SOURCE DATA:
— START —

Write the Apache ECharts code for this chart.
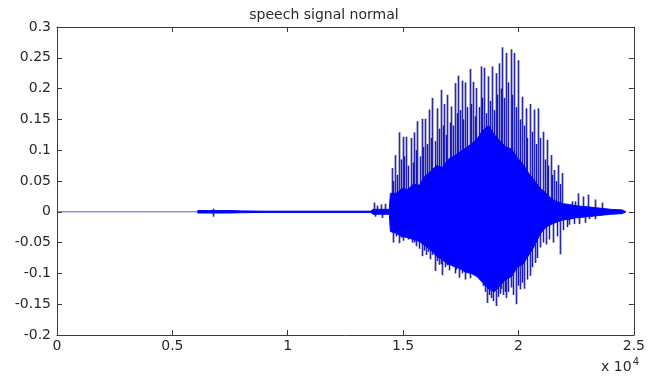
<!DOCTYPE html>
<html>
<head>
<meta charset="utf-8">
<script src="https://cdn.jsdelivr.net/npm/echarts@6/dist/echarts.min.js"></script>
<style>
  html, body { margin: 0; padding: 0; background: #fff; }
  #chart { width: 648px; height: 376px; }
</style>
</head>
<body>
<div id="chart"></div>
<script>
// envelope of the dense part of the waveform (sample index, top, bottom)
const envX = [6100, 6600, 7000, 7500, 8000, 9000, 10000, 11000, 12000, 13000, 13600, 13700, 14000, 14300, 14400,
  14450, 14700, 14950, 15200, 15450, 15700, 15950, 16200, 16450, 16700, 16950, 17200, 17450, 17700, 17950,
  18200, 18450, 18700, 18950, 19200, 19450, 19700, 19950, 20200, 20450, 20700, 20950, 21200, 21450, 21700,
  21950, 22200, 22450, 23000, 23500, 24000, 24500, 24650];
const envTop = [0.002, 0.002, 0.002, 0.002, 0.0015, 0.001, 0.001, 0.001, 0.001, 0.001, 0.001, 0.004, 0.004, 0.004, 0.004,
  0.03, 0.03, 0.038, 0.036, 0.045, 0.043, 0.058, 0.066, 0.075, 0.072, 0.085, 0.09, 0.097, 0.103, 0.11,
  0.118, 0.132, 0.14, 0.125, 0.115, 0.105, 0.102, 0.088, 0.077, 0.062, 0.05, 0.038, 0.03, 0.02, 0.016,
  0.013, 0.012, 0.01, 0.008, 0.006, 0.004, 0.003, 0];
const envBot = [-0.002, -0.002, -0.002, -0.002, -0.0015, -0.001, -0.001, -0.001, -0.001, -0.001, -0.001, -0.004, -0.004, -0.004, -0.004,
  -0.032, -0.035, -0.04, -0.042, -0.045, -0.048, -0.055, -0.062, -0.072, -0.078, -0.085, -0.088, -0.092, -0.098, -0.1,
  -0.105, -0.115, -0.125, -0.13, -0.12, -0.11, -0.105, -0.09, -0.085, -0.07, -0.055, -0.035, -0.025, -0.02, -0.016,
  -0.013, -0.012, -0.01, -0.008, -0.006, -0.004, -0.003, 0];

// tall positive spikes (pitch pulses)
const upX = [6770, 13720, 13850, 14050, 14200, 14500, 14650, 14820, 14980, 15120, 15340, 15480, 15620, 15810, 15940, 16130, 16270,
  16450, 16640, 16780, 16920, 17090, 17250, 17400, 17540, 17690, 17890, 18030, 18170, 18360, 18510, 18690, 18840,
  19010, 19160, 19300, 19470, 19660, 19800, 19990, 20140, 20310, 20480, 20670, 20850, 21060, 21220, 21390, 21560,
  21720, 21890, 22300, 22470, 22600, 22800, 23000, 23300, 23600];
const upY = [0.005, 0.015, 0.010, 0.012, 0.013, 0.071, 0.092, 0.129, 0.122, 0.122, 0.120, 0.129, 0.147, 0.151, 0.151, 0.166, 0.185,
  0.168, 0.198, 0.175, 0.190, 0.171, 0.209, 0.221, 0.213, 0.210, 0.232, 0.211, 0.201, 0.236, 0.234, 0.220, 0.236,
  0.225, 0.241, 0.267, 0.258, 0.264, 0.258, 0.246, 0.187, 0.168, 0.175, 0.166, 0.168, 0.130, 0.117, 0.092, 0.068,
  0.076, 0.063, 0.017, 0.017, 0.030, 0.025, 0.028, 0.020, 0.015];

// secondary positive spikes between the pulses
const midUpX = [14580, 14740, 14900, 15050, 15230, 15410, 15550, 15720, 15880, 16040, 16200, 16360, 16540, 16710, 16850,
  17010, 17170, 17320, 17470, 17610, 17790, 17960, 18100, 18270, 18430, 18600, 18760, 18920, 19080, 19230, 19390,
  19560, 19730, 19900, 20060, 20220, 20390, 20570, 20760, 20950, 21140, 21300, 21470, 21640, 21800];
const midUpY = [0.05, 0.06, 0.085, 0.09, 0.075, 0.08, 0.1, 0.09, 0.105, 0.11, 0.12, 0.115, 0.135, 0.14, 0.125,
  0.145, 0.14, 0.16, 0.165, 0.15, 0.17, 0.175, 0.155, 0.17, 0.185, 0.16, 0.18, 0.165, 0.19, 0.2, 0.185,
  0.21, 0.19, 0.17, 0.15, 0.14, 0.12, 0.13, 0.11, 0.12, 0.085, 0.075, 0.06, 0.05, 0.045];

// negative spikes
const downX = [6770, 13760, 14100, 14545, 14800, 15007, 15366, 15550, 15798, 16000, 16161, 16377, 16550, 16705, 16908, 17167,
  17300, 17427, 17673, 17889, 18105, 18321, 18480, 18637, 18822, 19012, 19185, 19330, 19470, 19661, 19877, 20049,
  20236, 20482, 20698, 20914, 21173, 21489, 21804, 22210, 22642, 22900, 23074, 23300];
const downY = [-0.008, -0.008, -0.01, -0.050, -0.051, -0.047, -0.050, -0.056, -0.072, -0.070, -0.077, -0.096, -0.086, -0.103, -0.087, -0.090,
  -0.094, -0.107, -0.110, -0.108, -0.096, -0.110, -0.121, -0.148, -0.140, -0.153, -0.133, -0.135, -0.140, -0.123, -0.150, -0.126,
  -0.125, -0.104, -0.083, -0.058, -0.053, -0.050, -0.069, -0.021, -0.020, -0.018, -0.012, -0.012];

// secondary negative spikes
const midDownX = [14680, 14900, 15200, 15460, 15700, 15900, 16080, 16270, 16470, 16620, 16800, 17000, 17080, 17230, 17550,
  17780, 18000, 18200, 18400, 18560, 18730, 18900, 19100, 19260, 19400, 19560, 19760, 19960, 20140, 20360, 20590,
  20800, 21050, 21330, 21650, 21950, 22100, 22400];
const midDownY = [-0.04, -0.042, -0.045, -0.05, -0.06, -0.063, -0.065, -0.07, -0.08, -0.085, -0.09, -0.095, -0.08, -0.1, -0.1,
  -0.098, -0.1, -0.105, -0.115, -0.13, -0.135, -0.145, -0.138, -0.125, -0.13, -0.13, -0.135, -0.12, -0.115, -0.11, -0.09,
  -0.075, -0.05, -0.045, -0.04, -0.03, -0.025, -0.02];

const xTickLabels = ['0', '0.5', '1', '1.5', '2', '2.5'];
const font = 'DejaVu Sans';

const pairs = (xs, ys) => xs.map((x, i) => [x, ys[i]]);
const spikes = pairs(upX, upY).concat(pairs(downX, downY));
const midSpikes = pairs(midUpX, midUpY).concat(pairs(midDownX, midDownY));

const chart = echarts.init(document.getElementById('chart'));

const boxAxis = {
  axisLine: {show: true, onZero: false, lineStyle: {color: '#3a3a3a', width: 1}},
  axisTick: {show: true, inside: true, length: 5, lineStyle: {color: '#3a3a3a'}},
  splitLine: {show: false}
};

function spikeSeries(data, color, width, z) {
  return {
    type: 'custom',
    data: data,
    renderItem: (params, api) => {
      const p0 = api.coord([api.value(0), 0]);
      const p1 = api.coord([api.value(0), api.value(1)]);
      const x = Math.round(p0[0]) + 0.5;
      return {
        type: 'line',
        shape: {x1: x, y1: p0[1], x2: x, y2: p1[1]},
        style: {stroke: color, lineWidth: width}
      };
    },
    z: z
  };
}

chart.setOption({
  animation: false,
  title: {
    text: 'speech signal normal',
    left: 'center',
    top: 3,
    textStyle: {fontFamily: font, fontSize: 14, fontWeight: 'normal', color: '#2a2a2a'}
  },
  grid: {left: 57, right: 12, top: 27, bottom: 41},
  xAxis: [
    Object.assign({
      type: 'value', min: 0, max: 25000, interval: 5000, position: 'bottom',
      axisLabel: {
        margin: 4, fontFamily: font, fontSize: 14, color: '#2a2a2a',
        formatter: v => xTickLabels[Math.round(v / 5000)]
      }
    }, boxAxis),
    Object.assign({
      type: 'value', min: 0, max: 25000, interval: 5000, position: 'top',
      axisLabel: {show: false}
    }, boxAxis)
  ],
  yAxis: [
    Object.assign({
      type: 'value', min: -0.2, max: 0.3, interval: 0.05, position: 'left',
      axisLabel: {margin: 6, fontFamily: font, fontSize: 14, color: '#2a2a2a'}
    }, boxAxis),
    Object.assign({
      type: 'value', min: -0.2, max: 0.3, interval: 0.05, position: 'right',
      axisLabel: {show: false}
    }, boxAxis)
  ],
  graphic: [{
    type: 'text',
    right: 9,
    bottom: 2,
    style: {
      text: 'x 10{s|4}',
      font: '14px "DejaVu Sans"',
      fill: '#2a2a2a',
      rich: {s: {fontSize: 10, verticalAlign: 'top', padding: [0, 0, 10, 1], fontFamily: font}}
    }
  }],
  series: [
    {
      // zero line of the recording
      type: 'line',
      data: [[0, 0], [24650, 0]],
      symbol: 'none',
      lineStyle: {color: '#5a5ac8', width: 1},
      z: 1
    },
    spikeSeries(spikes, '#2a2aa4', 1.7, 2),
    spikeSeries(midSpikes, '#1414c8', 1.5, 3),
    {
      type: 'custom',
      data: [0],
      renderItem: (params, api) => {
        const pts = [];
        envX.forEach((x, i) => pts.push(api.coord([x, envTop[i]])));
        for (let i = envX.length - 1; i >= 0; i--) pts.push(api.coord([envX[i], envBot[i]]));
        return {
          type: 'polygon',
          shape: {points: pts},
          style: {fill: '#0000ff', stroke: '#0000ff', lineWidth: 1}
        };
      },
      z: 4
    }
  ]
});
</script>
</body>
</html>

— END —

Restate each line from the start of the listing through the line bearing "-0.013, -0.012, -0.01, -0.008, -0.006, -0.004, -0.003, 0];" word for word. Drop the pictures.

SOLVED EXERCISE:
Write the Apache ECharts code for this chart.
<!DOCTYPE html>
<html>
<head>
<meta charset="utf-8">
<script src="https://cdn.jsdelivr.net/npm/echarts@6/dist/echarts.min.js"></script>
<style>
  html, body { margin: 0; padding: 0; background: #fff; }
  #chart { width: 648px; height: 376px; }
</style>
</head>
<body>
<div id="chart"></div>
<script>
// envelope of the dense part of the waveform (sample index, top, bottom)
const envX = [6100, 6600, 7000, 7500, 8000, 9000, 10000, 11000, 12000, 13000, 13600, 13700, 14000, 14300, 14400,
  14450, 14700, 14950, 15200, 15450, 15700, 15950, 16200, 16450, 16700, 16950, 17200, 17450, 17700, 17950,
  18200, 18450, 18700, 18950, 19200, 19450, 19700, 19950, 20200, 20450, 20700, 20950, 21200, 21450, 21700,
  21950, 22200, 22450, 23000, 23500, 24000, 24500, 24650];
const envTop = [0.002, 0.002, 0.002, 0.002, 0.0015, 0.001, 0.001, 0.001, 0.001, 0.001, 0.001, 0.004, 0.004, 0.004, 0.004,
  0.03, 0.03, 0.038, 0.036, 0.045, 0.043, 0.058, 0.066, 0.075, 0.072, 0.085, 0.09, 0.097, 0.103, 0.11,
  0.118, 0.132, 0.14, 0.125, 0.115, 0.105, 0.102, 0.088, 0.077, 0.062, 0.05, 0.038, 0.03, 0.02, 0.016,
  0.013, 0.012, 0.01, 0.008, 0.006, 0.004, 0.003, 0];
const envBot = [-0.002, -0.002, -0.002, -0.002, -0.0015, -0.001, -0.001, -0.001, -0.001, -0.001, -0.001, -0.004, -0.004, -0.004, -0.004,
  -0.032, -0.035, -0.04, -0.042, -0.045, -0.048, -0.055, -0.062, -0.072, -0.078, -0.085, -0.088, -0.092, -0.098, -0.1,
  -0.105, -0.115, -0.125, -0.13, -0.12, -0.11, -0.105, -0.09, -0.085, -0.07, -0.055, -0.035, -0.025, -0.02, -0.016,
  -0.013, -0.012, -0.01, -0.008, -0.006, -0.004, -0.003, 0];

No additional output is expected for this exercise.